Where to go, what to eat and how to get involved in a mass laughing session
Population: 6.5 million
International dialling code: +84
Visas: Required by UK nationals. Apply to the Vietnamese embassy (£46; www.vietnamembassy.org.uk) or arrange an invitation letter through a Vietnam agent (around £20) to get a visa on arrival (US$25).
Currency: Dong (VND), currently around VND30,000 to the UK£
Highest viewpoint: Perhaps not the highest, but the best views are from the Summit Lounge atop the Hotel Sofitel Plaza.
Health issues: No malaria risk. Tap water is not safe to drink. Ice is generally okay, but it’s advisable to avoid the chipped variant and stick to cubes. Food-wise, eat where it’s rammed and you should be fine. Recommended guidebook: Hanoi and Northern Vietnam (Footprint Focus, 2011)
Web resources: www.hanoigrapevine.com, for cultural happenings; www.newhanoian.xemzi.com, for user reviews of cafés, bars, restaurants and more.iPhone app: Hanoi and Halong CityPass – hotels, cafés and restaurants; Vietnamese Translator – likely to provide a few laughs if you attempt to speak this tongue-twisting tonal language.

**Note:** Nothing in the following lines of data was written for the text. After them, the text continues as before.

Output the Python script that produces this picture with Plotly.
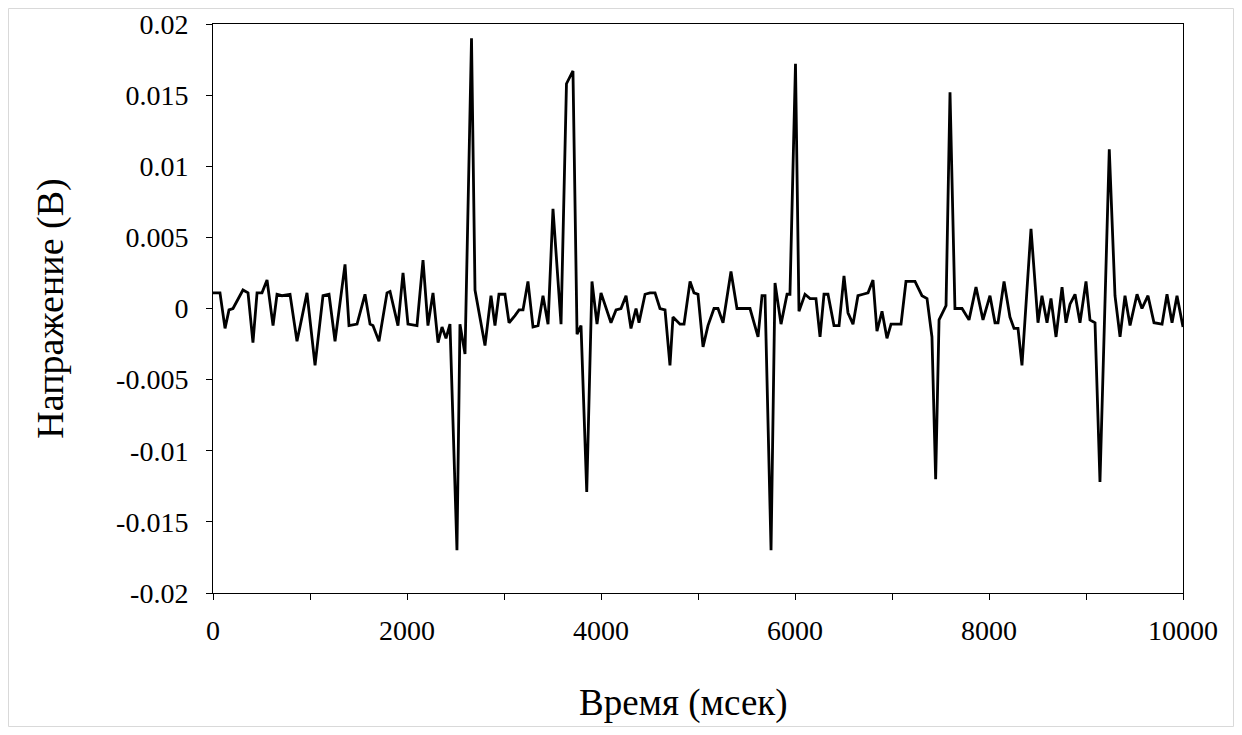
import plotly.graph_objects as go

# Time (ms) and voltage (V)
time_ms = [0, 72, 124, 165, 206, 309, 361, 412, 454, 505, 557, 619, 660, 711, 794, 866,
           969, 1052, 1134, 1196, 1258, 1361, 1402, 1485, 1567, 1619, 1649, 1711, 1794, 1825,
           1907, 1959, 2010, 2103, 2165, 2216, 2268, 2320, 2361, 2402, 2443, 2515, 2546, 2598,
           2665, 2701, 2804, 2866, 2907, 2948, 3010, 3052, 3113, 3155, 3196, 3247, 3299, 3351,
           3402, 3454, 3505, 3588, 3644, 3711, 3753, 3794, 3853, 3907, 3959, 4000, 4103, 4155,
           4206, 4258, 4309, 4361, 4392, 4454, 4505, 4557, 4608, 4660, 4711, 4742, 4814, 4856,
           4918, 4959, 5000, 5052, 5103, 5165, 5206, 5258, 5340, 5402, 5454, 5536, 5619, 5660,
           5691, 5753, 5794, 5856, 5918, 5948, 6005, 6041, 6103, 6155, 6216, 6258, 6299, 6340,
           6402, 6454, 6505, 6546, 6598, 6649, 6701, 6753, 6804, 6845, 6897, 6948, 6990, 7041,
           7093, 7144, 7186, 7237, 7309, 7361, 7412, 7450, 7485, 7557, 7598, 7649, 7722, 7794,
           7866, 7938, 8010, 8062, 8093, 8155, 8216, 8258, 8299, 8340, 8433, 8505, 8546, 8598,
           8639, 8691, 8753, 8794, 8835, 8887, 8938, 9000, 9041, 9093, 9144, 9240, 9299, 9351,
           9402, 9454, 9526, 9577, 9639, 9701, 9784, 9835, 9887, 9938, 10000]

voltage_v = [0.0011, 0.0011, -0.0014, -0.0001, 0.0, 0.0013, 0.0011, -0.0024, 0.0011, 0.0011,
             0.0020, -0.0012, 0.0010, 0.0009, 0.0010, -0.0023, 0.0011, -0.0040, 0.0009, 0.0010,
             -0.0023, 0.0031, -0.0012, -0.0011, 0.0010, -0.0011, -0.0012, -0.0023, 0.0011, 0.0012,
             -0.0012, 0.0025, -0.0011, -0.0012, 0.0034, -0.0012, 0.0011, -0.0024, -0.0013, -0.0021,
             -0.0011, -0.0170, -0.0011, -0.0032, 0.0190, 0.0013, -0.0026, 0.0009, -0.0012, 0.0010,
             0.0010, -0.0010, -0.0005, -0.0001, -0.0001, 0.0019, -0.0013, -0.0012, 0.0009, -0.0011,
             0.0070, -0.0011, 0.0158, 0.0167, -0.0018, -0.0012, -0.0129, 0.0019, -0.0011, 0.0011,
             -0.0010, -0.0001, 0.0, 0.0009, -0.0014, 0.0, -0.0010, 0.0010, 0.0011, 0.0011,
             0.0, -0.0001, -0.0040, -0.0006, -0.0011, -0.0011, 0.0019, 0.0011, 0.0010, -0.0027,
             -0.0012, 0.0, 0.0, -0.0010, 0.0026, 0.0, 0.0, 0.0, -0.0020, 0.0009,
             0.0009, -0.0170, 0.0018, -0.0011, 0.0010, 0.0010, 0.0172, -0.0002, 0.0010, 0.0007,
             0.0007, -0.0020, 0.0010, 0.0010, -0.0012, -0.0012, 0.0023, -0.0003, -0.0011, 0.0009,
             0.0010, 0.0011, 0.0020, -0.0016, -0.0002, -0.0021, -0.0011, -0.0011, -0.0011, 0.0019,
             0.0019, 0.0019, 0.0009, 0.0007, -0.0020, -0.0120, -0.0008, 0.0002, 0.0152, 0.0,
             0.0, -0.0008, 0.0015, -0.0008, 0.0009, -0.0010, -0.0010, 0.0019, -0.0006, -0.0014,
             -0.0014, -0.0040, 0.0056, -0.0010, 0.0009, -0.0010, 0.0007, -0.0020, 0.0015, -0.0010,
             0.0003, 0.0010, -0.0010, 0.0019, -0.0008, -0.0010, -0.0122, 0.0112, 0.0009, -0.0020,
             0.0009, -0.0012, 0.0010, 0.0, 0.0009, -0.0010, -0.0011, 0.0010, -0.0010, 0.0009,
             -0.0013]

x_tick_vals = [0, 1000, 2000, 3000, 4000, 5000, 6000, 7000, 8000, 9000, 10000]
x_tick_text = ["0", "", "2000", "", "4000", "", "6000", "", "8000", "", "10000"]
y_tick_vals = [-0.02, -0.015, -0.01, -0.005, 0, 0.005, 0.01, 0.015, 0.02]
y_tick_text = ["-0.02", "-0.015", "-0.01", "-0.005", "0", "0.005", "0.01", "0.015", "0.02"]

x_title = "Время (мсек)"
y_title = "Напражение (В)"

fig = go.Figure()
fig.add_trace(go.Scatter(x=time_ms, y=voltage_v, mode="lines",
                         line=dict(color="black", width=2.8), showlegend=False,
                         cliponaxis=False))

serif = "Liberation Serif"

W, H = 1226, 719
L, R, T, B = 205, 51, 16, 134
pw, ph = W - L - R, H - T - B

fig.update_layout(
    width=W, height=H,
    margin=dict(l=L, r=R, t=T, b=B, autoexpand=False),
    paper_bgcolor="white", plot_bgcolor="white",
    font=dict(family=serif, size=28, color="black"),
    shapes=[dict(type="rect", xref="paper", yref="paper",
                 x0=(-L + 0.5) / pw, x1=(pw + R - 0.5) / pw,
                 y0=(-B + 0.5) / ph, y1=(ph + T - 0.5) / ph,
                 line=dict(color="#d9d9d9", width=1), fillcolor="rgba(0,0,0,0)", layer="below")],
    annotations=[dict(text=x_title, xref="paper", yref="paper",
                      x=(683 - 213) / pw, y=-110 / ph, xanchor="center", yanchor="middle",
                      showarrow=False, font=dict(family=serif, size=37, color="black"))],
)
fig.update_xaxes(range=[0, 10000], tickmode="array", tickvals=x_tick_vals, ticktext=x_tick_text,
                 tickfont=dict(family=serif, size=28, color="black"), ticklabelstandoff=6,
                 ticks="outside", ticklen=6, tickcolor="black", tickwidth=1,
                 showline=True, linecolor="black", linewidth=1, mirror=True,
                 showgrid=False, zeroline=False, automargin=False)
fig.update_yaxes(range=[-0.02, 0.02], tickmode="array", tickvals=y_tick_vals, ticktext=y_tick_text,
                 tickfont=dict(family=serif, size=28, color="black"), ticklabelstandoff=12,
                 ticks="outside", ticklen=6, tickcolor="black", tickwidth=1,
                 showline=True, linecolor="black", linewidth=1, mirror=True,
                 showgrid=False, zeroline=False, automargin=False,
                 title=dict(text=y_title, font=dict(family=serif, size=38), standoff=40))

fig.write_html("out.html")
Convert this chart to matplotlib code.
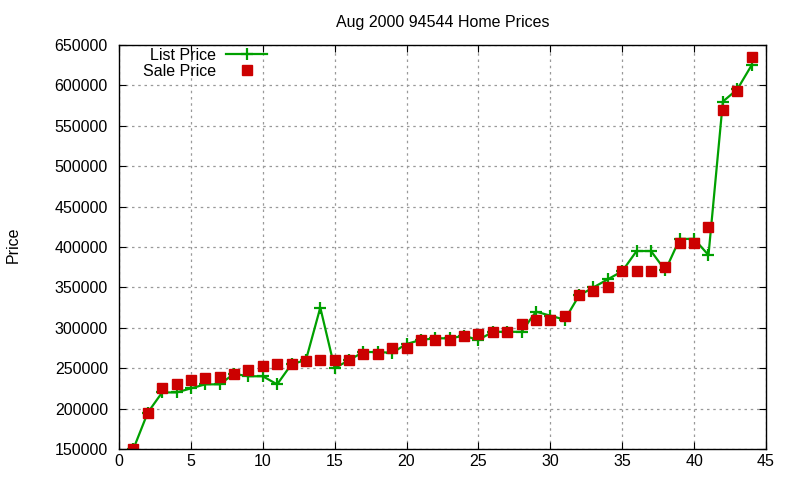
import numpy as np
import matplotlib.pyplot as plt

# house index, list price and sale price
house = np.arange(1, 45)
list_price = [150000, 195000, 220000, 220000, 225000, 230000, 230000, 243000, 240000, 240000,
              230000, 255000, 260000, 325000, 250000, 260000, 270000, 270000, 269000, 280000,
              285000, 287000, 287000, 290000, 285000, 295000, 295000, 295000, 320000, 315000,
              310000, 340000, 350000, 360000, 370000, 395000, 395000, 371000, 410000, 410000,
              390000, 580000, 595000, 625000]
sale_price = [150000, 195000, 225000, 230000, 235000, 238000, 239000, 243000, 248000, 253000,
              255000, 255000, 259000, 260000, 260000, 260000, 267000, 268000, 275000, 275000,
              285000, 285000, 285000, 290000, 292000, 295000, 295000, 305000, 310000, 310000,
              315000, 340000, 345000, 350000, 370000, 370000, 370000, 375000, 405000, 405000,
              425000, 570000, 593000, 635000]

plt.rcParams["font.family"] = ["Liberation Sans", "DejaVu Sans"]

fig = plt.figure(figsize=(8, 4.8), dpi=100)
ax = fig.add_axes([0.14875, 0.0646, 0.80875, 0.8417])

ax.plot(house, list_price, color="#00a000", lw=1.6, marker="+", ms=9, mew=1.6,
        label="List Price")
ax.plot(house, sale_price, ls="none", marker="s", ms=6.5, color="#cc0000",
        label="Sale Price")

ax.set_xlim(0, 45)
ax.set_ylim(150000, 650000)
ax.set_xticks(np.arange(0, 46, 5))
ax.set_yticks(np.arange(150000, 650001, 50000))
ax.tick_params(direction="in", top=True, right=True, labelsize=11.5, length=5)
ax.tick_params(axis="y", pad=8)
ax.grid(True, color="#999999", ls=(0, (2, 3)), lw=0.9)
for s in ax.spines.values():
    s.set_linewidth(1.0)

ax.set_title("Aug 2000 94544 Home Prices", fontsize=11.5, pad=13)
fig.text(0.016, 0.49, "Price", rotation=90, fontsize=11.5, va="center", ha="center")

ax.legend(loc="upper left", bbox_to_anchor=(0.02, 1.02), frameon=False, markerfirst=False,
          fontsize=11.5, handlelength=2.6, handletextpad=0.6, labelspacing=0.05,
          borderaxespad=0.3)

fig.savefig("out.png", dpi=100)
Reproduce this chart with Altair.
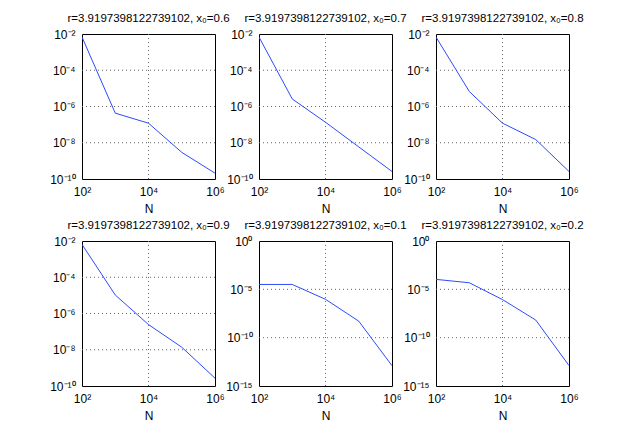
import altair as alt
import pandas as pd

r_str = "3.9197398122739102"
x0_values = ["0.6", "0.7", "0.8", "0.9", "0.1", "0.2"]
N_values = [1e2, 1e3, 1e4, 1e5, 1e6]

err_x06 = [6.8e-3, 4.3e-7, 1.2e-7, 2.95e-9, 2.1e-10]
err_x07 = [6.8e-3, 2.6e-6, 1.35e-7, 5.9e-9, 2.6e-10]
err_x08 = [6.8e-3, 6.8e-6, 1.2e-7, 1.5e-8, 2.6e-10]
err_x09 = [6.5e-3, 1.05e-5, 2.45e-7, 1.38e-8, 2.7e-10]
err_x01 = [3.2e-5, 3.2e-5, 9.3e-7, 5.1e-9, 1.26e-13]
err_x02 = [1.07e-4, 4.8e-5, 8.7e-7, 6.6e-9, 1.3e-13]
series = [err_x06, err_x07, err_x08, err_x09, err_x01, err_x02]

x_ticks = [1e2, 1e4, 1e6]
x_grid = [1e4]
y_ticks_a = [1e-10, 1e-8, 1e-6, 1e-4, 1e-2]
y_grid_a = [1e-8, 1e-6, 1e-4]
y_ticks_b = [1e-15, 1e-10, 1e-5, 1e0]
y_grid_b = [1e-10, 1e-5]
y_domain_a = [1e-10, 1e-2]
y_domain_b = [1e-15, 1e0]

SUP = str.maketrans("0123456789-", "⁰¹²³⁴⁵⁶⁷⁸⁹⁻")


def label_expr(exps):
    expr = "''"
    for e in exps:
        expr = f"round(log(datum.value)/LN10) == {e} ? '10{str(e).translate(SUP)}' : ({expr})"
    return expr


FONT = "Liberation Sans"
GRID_DASH = [1, 3]


def panel(i):
    df = pd.DataFrame({"N": N_values, "err": series[i]})
    if i in (4, 5):
        ydom, yt, yg = y_domain_b, y_ticks_b, y_grid_b
        yexps = [0, -5, -10, -15]
    else:
        ydom, yt, yg = y_domain_a, y_ticks_a, y_grid_a
        yexps = [-2, -4, -6, -8, -10]
    xs = alt.Scale(type="log", domain=[1e2, 1e6], nice=False)
    ys = alt.Scale(type="log", domain=ydom, nice=False)
    line = alt.Chart(df).mark_line(color="#2a4bff", strokeWidth=1, clip=True).encode(
        x=alt.X("N:Q", scale=xs,
                axis=alt.Axis(values=x_ticks, labelExpr=label_expr([2, 4, 6]),
                              title="N", labelFlush=False, ticks=False, grid=False,
                              domain=False, labelPadding=7, titlePadding=6)),
        y=alt.Y("err:Q", scale=ys,
                axis=alt.Axis(values=yt, labelExpr=label_expr(yexps),
                              title=None, ticks=False, domain=False, grid=False,
                              labelPadding=7)),
    )
    vgrid = alt.Chart(pd.DataFrame({"g": x_grid})).mark_rule(
        color="#666666", strokeDash=GRID_DASH, strokeWidth=1).encode(
        x=alt.X("g:Q", scale=xs))
    hgrid = alt.Chart(pd.DataFrame({"g": yg})).mark_rule(
        color="#666666", strokeDash=GRID_DASH, strokeWidth=1).encode(
        y=alt.Y("g:Q", scale=ys))
    return alt.layer(vgrid, hgrid, line).properties(
        width=133, height=145,
        title=alt.TitleParams(text=f"r={r_str}, x₀={x0_values[i]}",
                              fontSize=11.5, fontWeight="normal", font=FONT,
                              offset=4, color="black"),
    )


chart = alt.concat(*[panel(i) for i in range(6)], columns=3,
                   spacing=alt.RowColnumber(row=62, column=44)).properties(
    bounds="flush",
    padding={"left": 41, "top": 4, "right": 5, "bottom": 5},
).configure(font=FONT).configure_view(
    stroke="black", strokeWidth=1
).configure_axis(
    labelFont=FONT, titleFont=FONT, labelFontSize=12, titleFontSize=12,
    labelColor="black", titleColor="black", titleFontWeight="normal",
)

chart.save("out.html", embed_options={"renderer": "svg", "actions": False})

Climate: A city of four seasons, Hanoi sees dramatic changes in weather over the year. The cool, grey drizzle of December to February gives way to a beautiful, temperate spring (March/April), before a wet, hot summer arrives (avoid the punishing heat and humidity of August) and lasts until the welcome relief of autumn (October and November).
Those up early with jetlag should take a morning constitutional around the undisputed heart of the city, Hoan Kiem Lake. People will be out walking and playing badminton or – more quirkily – patting trees, hula-hooping minus the hoop or taking part in a mass laughing-yoga session.
Next, jump in a cyclo for an Old Quarter tour (VND50,000 /£1.30 per hour; tip VND20,000), finishing at St Joseph’s Cathedral. Outside, pull up one of Vietnam’s ubiquitous tiny plastic stools and sip ice lemon tea with the students. For tired limbs, more conventional seating can be found at Marilyn Cafe opposite, which has superb views of the cathedral.
After lunching on bun cha (grilled pork noodle soup), hop in a cab to the Temple of Literature, then join the locals and hire a pedalo on Hanoi’s largest lake, Ho Tay. From here it’s a short stroll past lakeside temples to the lofty Summit Lounge roof terrace for a sundowner to remember.
Hanoi ranked as Tripadvisor’s most affordable city this year and the best bargain is undoubtedly the food. Most streetfood classics come in at around a mere VND30,000 (£1).
Thanks to an over-supply of rooms at all levels here, you will be amazed at the standard of hotel available for relatively small sums here. It pays to sleep central, near Hoan Kiem Lake and the Old Quarter.
Top end: At the high end there is no contest – the grand old Metropole (full name Sofitel Legend Metropole; www.sofitel.com) is rich in history, colonial charm and offers impeccable service. Doubles from £130.
Mid-range: Astounding value by international standards, the central Mövenpick (www.moevenpick-hotels.com) provides five-star doubles from only £72 . In the heart of the Old Quarter La Dolce Vita (ladolcevita-hotel.com) has chic rooms from $80.
Budget: Try St Joseph’s Hotel, (josephshotel.com), next to St Joseph’s cathedral. Rooms are smart and clean, some with balconies and cathedral views. Doubles from $35.
Hanoi warrants a second day. Those who enjoyed early morning at Hoan Kiem Lake should visit Cong Vien Thong Nhat park, where ballroom dancing, martial arts and group aerobics take place 6-8am. For something different, go for a stroll on Red River Island, reached via Long Bien Bridge. Foodies should consider a streetfood tour, while culture-lovers shouldn’t miss the Museum of Ethnology, a fascinating collection offering insight into Vietnam’s 54 ethnic minorities.
Leaving Hanoi, strike north for the rice-terrace-clad highlands. For creature comforts choose the hill town of Sapa; for a more rugged trip, opt for the jaw-dropping Ha Giang. A trip to Halong Bay is a must, before moving south to the riverside Unesco town of Hoi An.